In February 2013, the FASB issued ASU No. 2013-02, “Reporting of Amounts Reclassified Out of Accumulated Other Comprehensive Income.” ASU 2013-02 requires reporting and disclosure about changes in accumulated other comprehensive income (AOCI) balances and reclassifications out of AOCI. We adopted ASU 2013-02 beginning in our first quarter ended September 30, 2013. The adoption of ASU 2013-02 did not impact our consolidated financial statements.

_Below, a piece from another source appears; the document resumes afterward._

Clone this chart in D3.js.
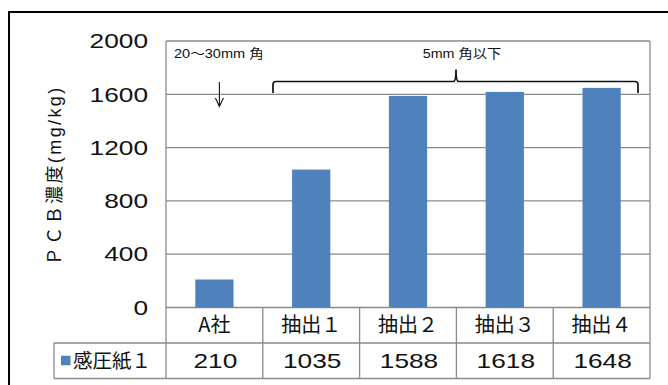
<!DOCTYPE html>
<html>
<head>
<meta charset="utf-8">
<script src="https://cdn.jsdelivr.net/npm/d3@7"></script>
<style>
  html, body { margin: 0; padding: 0; background: #fff; }
  svg { display: block; }
  text { fill: #111; }
</style>
</head>
<body>
<svg id="chart" width="668" height="385"></svg>
<script>
// Chart data
const categories = ["A社", "抽出１", "抽出２", "抽出３", "抽出４"];
const seriesName = "感圧紙１";
const values = [210, 1035, 1588, 1618, 1648];
const yTicks = [0, 400, 800, 1200, 1600, 2000];
const yTitle = "ＰＣＢ濃度(mg/kg)";
const noteLarge = "20～30mm 角";
const noteSmall = "5mm 角以下";

const W = 668, H = 385;
const plot = { left: 166, right: 650, top: 41, bottom: 307.5 };
const rowH = 35.5;
const legendLeft = 54;
const barColor = "#4f81bd";
const gridColor = "#8a8a8a";
const numFont = "'Liberation Sans', 'Noto Sans CJK JP', sans-serif";
const jpFont = "'Noto Sans CJK JP', 'Liberation Sans', sans-serif";
const stretch = 1.25; // wide numerals

const svg = d3.select("#chart");

// Outer chart frame
svg.append("path")
  .attr("d", `M9,${H + 2} V12 H${W + 2}`)
  .attr("fill", "none").attr("stroke", "#000").attr("stroke-width", 2);

const x = d3.scaleBand().domain(categories).range([plot.left, plot.right]).padding(0);
const y = d3.scaleLinear().domain([0, 2000]).range([plot.bottom, plot.top]);
const barW = x.bandwidth() * 0.395;

// Gridlines
svg.append("g").selectAll("line").data(yTicks).join("line")
  .attr("x1", plot.left).attr("x2", plot.right)
  .attr("y1", d => y(d)).attr("y2", d => y(d))
  .attr("stroke", gridColor).attr("stroke-width", 1.3);

// Y axis tick labels
const yAxis = d3.axisLeft(y).tickValues(yTicks).tickSize(0).tickPadding(0).tickFormat(d3.format("d"));
const yg = svg.append("g").attr("transform", `translate(${plot.left},0)`).call(yAxis);
yg.select(".domain").remove();
yg.selectAll("text")
  .attr("x", 0)
  .attr("transform", `translate(-18,0) scale(${stretch},1)`)
  .attr("font-family", numFont).attr("font-size", 21)
  .attr("letter-spacing", 0).attr("fill", "#111");

// Bars
svg.append("g").selectAll("rect").data(values).join("rect")
  .attr("x", (d, i) => x(categories[i]) + (x.bandwidth() - barW) / 2)
  .attr("width", barW)
  .attr("y", d => y(d))
  .attr("height", d => y(0) - y(d))
  .attr("fill", barColor);

// Plot frame and data table grid
const tableTop = plot.bottom, row1 = tableTop + rowH, row2 = row1 + rowH;
const frame = svg.append("g").attr("stroke", gridColor).attr("stroke-width", 1.3).attr("fill", "none");
frame.append("line").attr("x1", plot.left).attr("x2", plot.left).attr("y1", plot.top).attr("y2", row2);
frame.append("line").attr("x1", plot.right).attr("x2", plot.right).attr("y1", plot.top).attr("y2", row2);
frame.append("line").attr("x1", legendLeft).attr("x2", plot.right).attr("y1", row1).attr("y2", row1);
frame.append("line").attr("x1", legendLeft).attr("x2", plot.right).attr("y1", row2).attr("y2", row2);
frame.append("line").attr("x1", legendLeft).attr("x2", legendLeft).attr("y1", row1).attr("y2", row2);
frame.selectAll("line.div").data(categories.slice(1)).join("line").attr("class", "div")
  .attr("x1", d => x(d)).attr("x2", d => x(d)).attr("y1", tableTop).attr("y2", row2);

// Category labels
svg.append("g").selectAll("text").data(categories).join("text")
  .attr("x", d => x(d) + x.bandwidth() / 2)
  .attr("y", tableTop + rowH / 2)
  .attr("dy", "0.36em")
  .attr("text-anchor", "middle")
  .attr("font-family", jpFont).attr("font-size", 20)
  .text(d => d);

// Value row
svg.append("g").selectAll("text").data(values).join("text")
  .attr("transform", (d, i) => `translate(${x(categories[i]) + x.bandwidth() / 2 + 1},${row1 + rowH / 2}) scale(${stretch},1)`)
  .attr("dy", "0.36em")
  .attr("text-anchor", "middle")
  .attr("font-family", numFont).attr("font-size", 21)
  .text(d => d);

// Legend key
svg.append("rect").attr("x", 61).attr("y", row1 + rowH / 2 - 5).attr("width", 9.5).attr("height", 9.5)
  .attr("fill", barColor);
svg.append("text").attr("x", 73).attr("y", row1 + rowH / 2).attr("dy", "0.36em")
  .attr("font-family", jpFont).attr("font-size", 19.5)
  .text(seriesName);

// Y axis title
svg.append("text")
  .attr("transform", `translate(61,${(plot.top + plot.bottom) / 2 + 1}) rotate(-90)`)
  .attr("text-anchor", "middle")
  .attr("font-family", numFont).attr("font-size", 18)
  .attr("letter-spacing", 2.4)
  .text(yTitle);

// Annotations
svg.append("text").attr("transform", "translate(174,58) scale(1.12,1)")
  .attr("font-family", numFont).attr("font-size", 13).text(noteLarge);
svg.append("text").attr("transform", "translate(462,58) scale(1.1,1)").attr("text-anchor", "middle")
  .attr("font-family", numFont).attr("font-size", 13).text(noteSmall);

// Down arrow under the first label
const ax = x(categories[0]) + x.bandwidth() / 2 + 5;
svg.append("path")
  .attr("d", `M${ax},82 V106 M${ax - 4},98 L${ax},106.5 L${ax + 4},98`)
  .attr("fill", "none").attr("stroke", "#111").attr("stroke-width", 1.1);

// Brace spanning the extraction groups
const bx0 = 273, bx1 = 638, bm = 456, by = 81.5, byEnd = 93;
svg.append("path")
  .attr("d", `M${bx0},${byEnd} V${by + 3} Q${bx0},${by} ${bx0 + 3},${by} H${bm - 2.5} Q${bm},${by} ${bm},${by - 12} Q${bm},${by} ${bm + 2.5},${by} H${bx1 - 3} Q${bx1},${by} ${bx1},${by + 3} V${byEnd}`)
  .attr("fill", "none").attr("stroke", "#111").attr("stroke-width", 1.7);
</script>
</body>
</html>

Recently Issued Accounting Standards
In March 2013, the FASB issued ASU No. 2013-05, “Parent's Accounting for the Cumulative Translation Adjustment upon Derecognition of Certain Subsidiaries or Groups of Assets within a Foreign Entity or of an Investment in a Foreign Entity.” ASU 2013-05 addresses the accounting for the cumulative translation adjustment when a parent either sells a part or all of its investment in a foreign entity or no longer holds a controlling financial interest in a subsidiary or group of assets that is a nonprofit activity or a business within a foreign entity. ASU 2013-05 is effective prospectively for fiscal years and interim periods within those fiscal years beginning after December 15, 2013 and early adoption is permitted. We do not expect the adoption of this guidance to have a material impact on our consolidated financial statements.
In July 2013, the FASB issued ASU No. 2013-11, "Income Taxes (Topic 740): Presentation of an Unrecognized Tax Benefit When a Net Operating Loss Carryforward, a Similar Tax Loss, or a Tax Credit Carryforward Exists. ASU 2013-11 requires that entities present an unrecognized tax benefit, or portion of an unrecognized tax benefit, as a reduction to a deferred tax asset in the financial statements for a net operating loss carryforward, a similar tax loss, or a tax credit carryforward, with certain exceptions. ASU 2013-11 is effective prospectively for fiscal years and interim periods within those years beginning after December 15, 2013, however early adoption and retrospective application is permitted. We do not expect the adoption of this guidance to have a material impact on our consolidated financial statements.